The won recently hit a seven-month low of 1,470 won per dollar, weakening by 70 won in just two months. This has hurt banks’ capital ratios as the government increases pressure to expand corporate lending as part of its “productive finance” drive.
The weaker won makes banks’ financial soundness look riskier on paper, because their U.S. dollar assets including loans, investments and derivatives become larger when converted into won. This happens because banks’ Common Equity Tier 1 (CET1) ratios, a key indicator of their financial soundness, becomes lower.
The ratio is measured by bank’s core capital divided by its risk-weighted assets (RWA). When the won weakens, the value of U.S. dollar assets converted to won rises, leading to higher value of RWAs.

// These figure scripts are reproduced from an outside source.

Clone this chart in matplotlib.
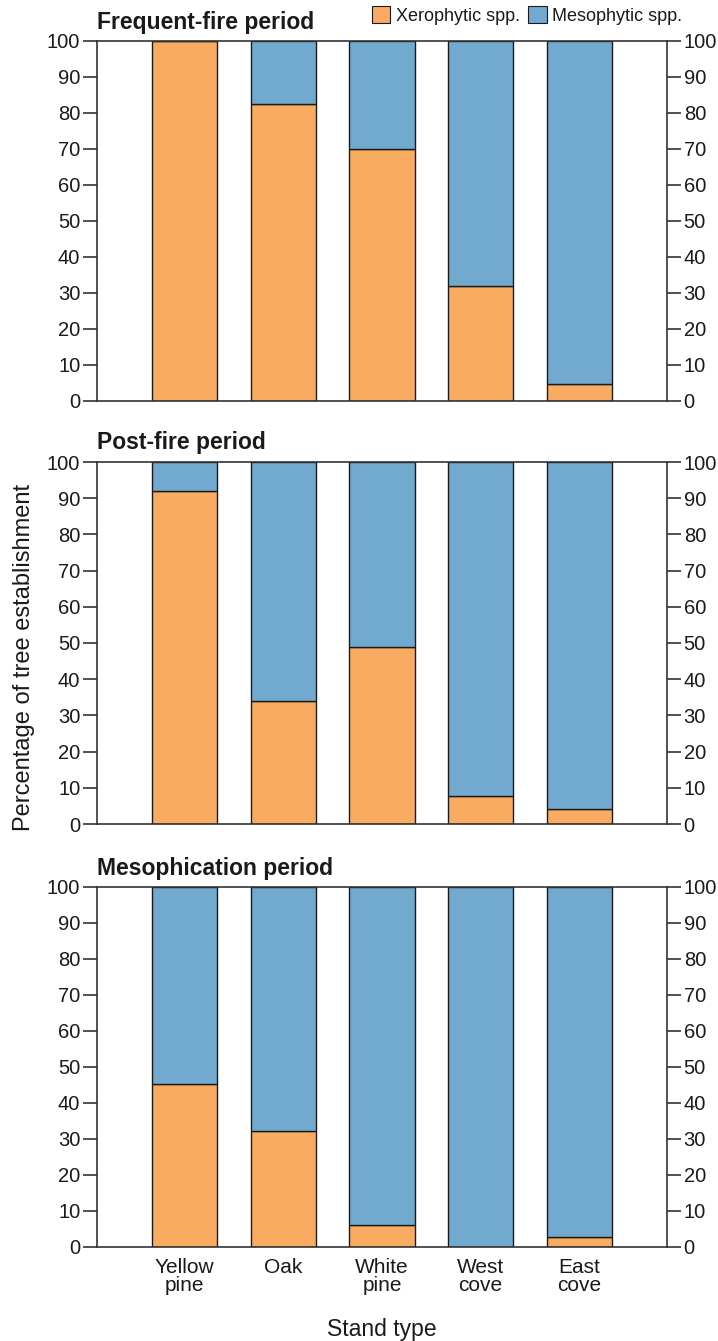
import matplotlib
matplotlib.use("Agg")
import matplotlib.pyplot as plt
from matplotlib.patches import Patch
import numpy as np

plt.rcParams['font.family'] = ['Liberation Sans', 'DejaVu Sans']

stands = ["Yellow\npine", "Oak", "White\npine", "West\ncove", "East\ncove"]
periods = ["Frequent-fire period", "Post-fire period", "Mesophication period"]

xero_frequent = [100, 82.6, 70.0, 32.0, 4.8]
meso_frequent = [0, 17.4, 30.0, 68.0, 95.2]
xero_postfire = [92.0, 34.0, 48.8, 7.8, 4.2]
meso_postfire = [8.0, 66.0, 51.2, 92.2, 95.8]
xero_mesoph = [45.3, 32.2, 6.2, 0.0, 2.8]
meso_mesoph = [54.7, 67.8, 93.8, 100.0, 97.2]

xero_all = [xero_frequent, xero_postfire, xero_mesoph]
meso_all = [meso_frequent, meso_postfire, meso_mesoph]

c_xero = "#F9AC61"
c_meso = "#72AACF"
edge = "#1a1a1a"
spine_c = "#333333"
txt_c = "#1a1a1a"

W, H = 718, 1341
fig = plt.figure(figsize=(W / 100, H / 100), dpi=100)

left_px, right_px = 97, 667
panels_px = [(41, 401), (462, 824), (887, 1247)]

axes = []
x = np.arange(len(stands))
for i, (top, bot) in enumerate(panels_px):
    ax = fig.add_axes([left_px / W, 1 - bot / H, (right_px - left_px) / W, (bot - top) / H])
    axes.append(ax)
    ax.bar(x, xero_all[i], width=0.66, color=c_xero, edgecolor=edge, linewidth=1.0, zorder=2)
    ax.bar(x, meso_all[i], width=0.66, bottom=xero_all[i], color=c_meso, edgecolor=edge,
           linewidth=1.0, zorder=2)
    ax.set_xlim(-0.89, 4.89)
    ax.set_ylim(0, 100)
    ax.set_yticks(np.arange(0, 101, 10))
    ax.tick_params(axis='y', which='major', direction='out', length=10, width=1.2,
                   color=spine_c, labelsize=14.5, labelcolor=txt_c, left=True, right=True,
                   labelleft=True, labelright=True, pad=2)
    for s in ax.spines.values():
        s.set_color(spine_c)
        s.set_linewidth(1.2)
    ax.set_title(periods[i], loc='left', fontsize=16.5, fontweight='bold', pad=9,
                 color=txt_c)
    if i < 2:
        ax.set_xticks([])
    else:
        ax.set_xticks(x)
        ax.set_xticklabels(stands, fontsize=15, linespacing=0.95, color=txt_c)
        ax.tick_params(axis='x', length=0, pad=8)
        ax.set_xlabel("Stand type", fontsize=16.5, labelpad=16, color=txt_c)

handles = [Patch(facecolor=c_xero, edgecolor=edge, linewidth=0.8, label="Xerophytic spp."),
           Patch(facecolor=c_meso, edgecolor=edge, linewidth=0.8, label="Mesophytic spp.")]
axes[0].legend(handles=handles, ncol=2, loc='lower right', bbox_to_anchor=(1.027, 1.045),
               frameon=False, fontsize=13, labelcolor=txt_c, handlelength=1.05,
               handleheight=1.1, handletextpad=0.3, columnspacing=0.45, borderpad=0,
               borderaxespad=0)

fig.text(24 / W, 1 - 657 / H, "Percentage of tree establishment", rotation=90, ha='center',
         va='center', fontsize=17, color=txt_c)

fig.savefig("out.png", dpi=100)
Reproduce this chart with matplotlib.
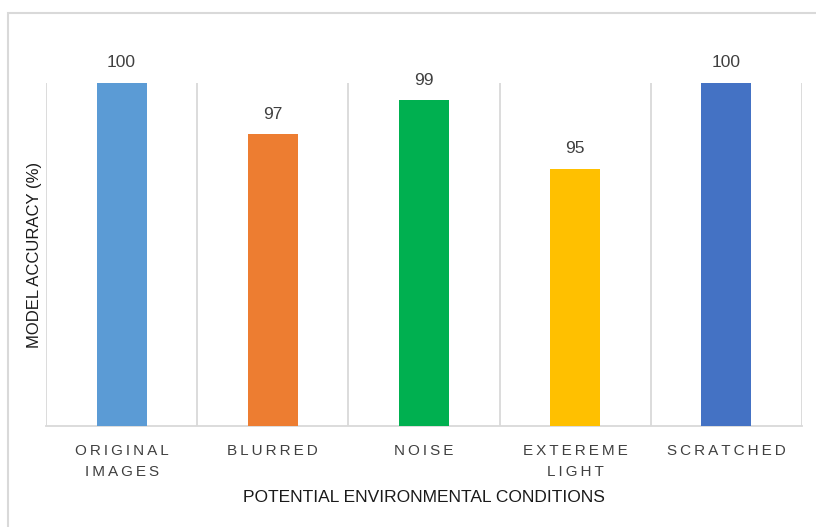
import matplotlib.pyplot as plt
from matplotlib.patches import Rectangle

conditions = ["ORIGINAL\nIMAGES", "BLURRED", "NOISE", "EXTEREME\nLIGHT", "SCRATCHED"]
accuracy = [100, 97, 99, 95, 100]
bar_colors = ["#5B9BD5", "#ED7D31", "#00B050", "#FFC000", "#4472C4"]


def spaced(label):
    # Excel-style letter spacing on the category labels
    return "\n".join("\u2009".join(line) for line in label.split("\n"))


plt.rcParams['font.family'] = ['Liberation Sans', 'DejaVu Sans']

fig = plt.figure(figsize=(8.16, 5.27), dpi=100)
W, H = 816, 527
ax = fig.add_axes([46 / W, 1 - 426 / H, (802 - 46) / W, (426 - 83) / H])

x = list(range(len(conditions)))
ax.bar(x, accuracy, width=0.33, color=bar_colors, zorder=3)
for xi, v in zip(x, accuracy):
    ax.annotate(str(v), (xi, v), xytext=(0, 9), textcoords="offset points",
                ha="center", va="bottom", fontsize=12.5, color="#404040")

ax.set_xlim(-0.5, len(conditions) - 0.5)
ax.set_ylim(80, 100)
ax.set_yticks([])
ax.set_xticks(x)
ax.set_xticklabels([spaced(c) for c in conditions], fontsize=11, color="#404040",
                   linespacing=1.62)
ax.tick_params(axis="x", length=0, pad=13)

# category separators
for b in [i - 0.5 for i in range(len(conditions) + 1)]:
    ax.axvline(b, color="#D9D9D9", linewidth=1.3, zorder=1)

for side in ["top", "right", "left"]:
    ax.spines[side].set_visible(False)
ax.spines["bottom"].set_color("#D9D9D9")
ax.spines["bottom"].set_linewidth(1.3)

ax.set_xlabel("POTENTIAL ENVIRONMENTAL CONDITIONS", fontsize=12.5, color="#1a1a1a",
              labelpad=8)
ax.set_ylabel("MODEL ACCURACY (%)", fontsize=12, color="#1a1a1a", labelpad=3)

# chart area border
fig.patches.append(Rectangle((7.5 / W, -0.2), 1.5, 1.2 - 12.5 / H,
                             transform=fig.transFigure, fill=False,
                             edgecolor="#D9D9D9", linewidth=1.5))

fig.savefig("out.png", dpi=100)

This in turn lowers the ratio, unless banks increase their capital.
According to financial market data, KB Financial’s ratio came to 13.83 percent as of September, followed by Shinhan Financial’s 13.56 percent, Hana Financial’s 13.30 percent, Woori Financial’s 12.92 percent and NH NongHyup Financial’s 12.34 percent.
However, the figures are likely to drop further in the fourth quarter if the currency weakness continues.
The concern is valid, since their ratios dipped by as much as 0.3 percent in December last year following former President Yoon Suk Yeol’s martial law declaration.
This is compounded further by Lee Jae Myung administration’s drive to grant more borrowing opportunities for corporate entities as part of efforts to help small and medium-sized enterprises (SMEs).
The combined SME loans extended by the country’s top five banks came to 675.8 trillion won in October, up 4.7 trillion from the previous month.
This is a sharp increase, especially given that the total increase in the first six months of the year came to 1.8 trillion won.
The SME support drive helps boost growth. However, banks’ asset quality and capital ratios come under pressure, since corporate loans have higher default risks than household mortgage lending.
Many say banks are in a dilemma, having to strike a balance between extending loans for the country’s economic growth and maintaining healthy capital amid the weakening won.
“Corporate lending growth despite the won weakening will come at the expense of banks’ financial stability, requiring them to put aside capital buffers,” an industry official said.